Caspase-11-dependent pyroptosis of lung epithelial cells protects from melioidosis while caspase-1 mediates macrophage pyroptosis and production of IL-18.

Infection with Burkholderia pseudomallei or B. thailandensis triggers activation of the NLRP3 and NLRC4 inflammasomes leading to release of IL-1ß and IL-18 and death of infected macrophages by pyroptosis, respectively. The non-canonical inflammasome composed of caspase-11 is also activated by these bacteria and provides protection through induction of pyroptosis. The recent generation of bona fide caspase-1-deficient mice allowed us to reexamine in a mouse model of pneumonic melioidosis the role of caspase-1 independently of caspase-11 (that was also absent in previously generated Casp1-/- mice). Mice lacking either caspase-1 or caspase-11 were significantly more susceptible than wild type mice to intranasal infection with B. thailandensis.
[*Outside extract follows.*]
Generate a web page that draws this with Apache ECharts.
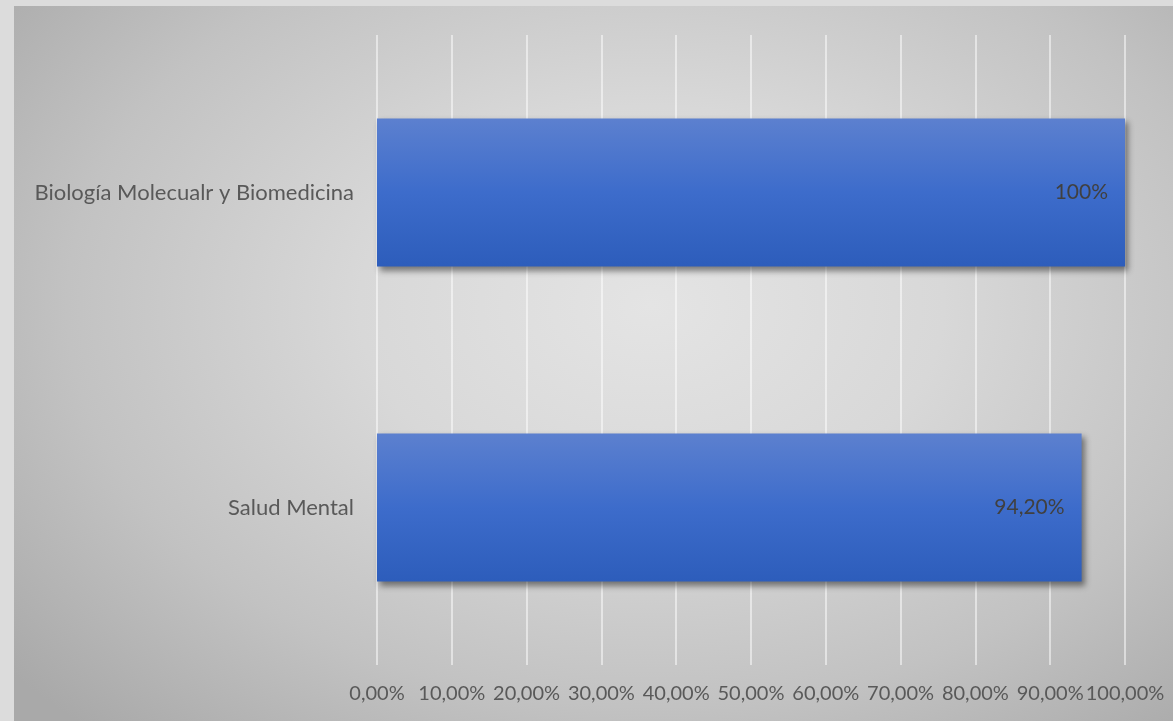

Absence of caspase-1 completely abolished production of IL-1ß and IL-18 as well as pyroptosis of infected macrophages. In contrast, in mice lacking caspase-11 IL-1ß and IL-18 were produced at normal level and macrophages pyroptosis was only marginally affected. Adoptive transfer of bone marrow indicated that caspase-11 exerted its protective action both in myeloid cells and in radio-resistant cell types. B. thailandensis was shown to readily infect mouse lung epithelial cells triggering pyroptosis in a caspase-11-dependent way in vitro and in vivo. Importantly, we show that lung epithelial cells do not express inflammasomes components or caspase-1 suggesting that this cell type relies exclusively on caspase-11 for undergoing cell death in response to bacterial infection. Finally, we show that IL-18's protective action in melioidosis was completely dependent on its ability to induce IFNγ production. In turn, protection conferred by IFNγ against melioidosis was dependent on generation of ROS through the NADPH oxidase but independent of induction of caspase-11. Altogether, our results identify two non-redundant protective roles for caspase-1 and caspase-11 in melioidosis: Caspase-1 primarily controls pyroptosis of infected macrophages and production of IL-18. In contrast, caspase-11 mediates pyroptosis of infected lung epithelial cells.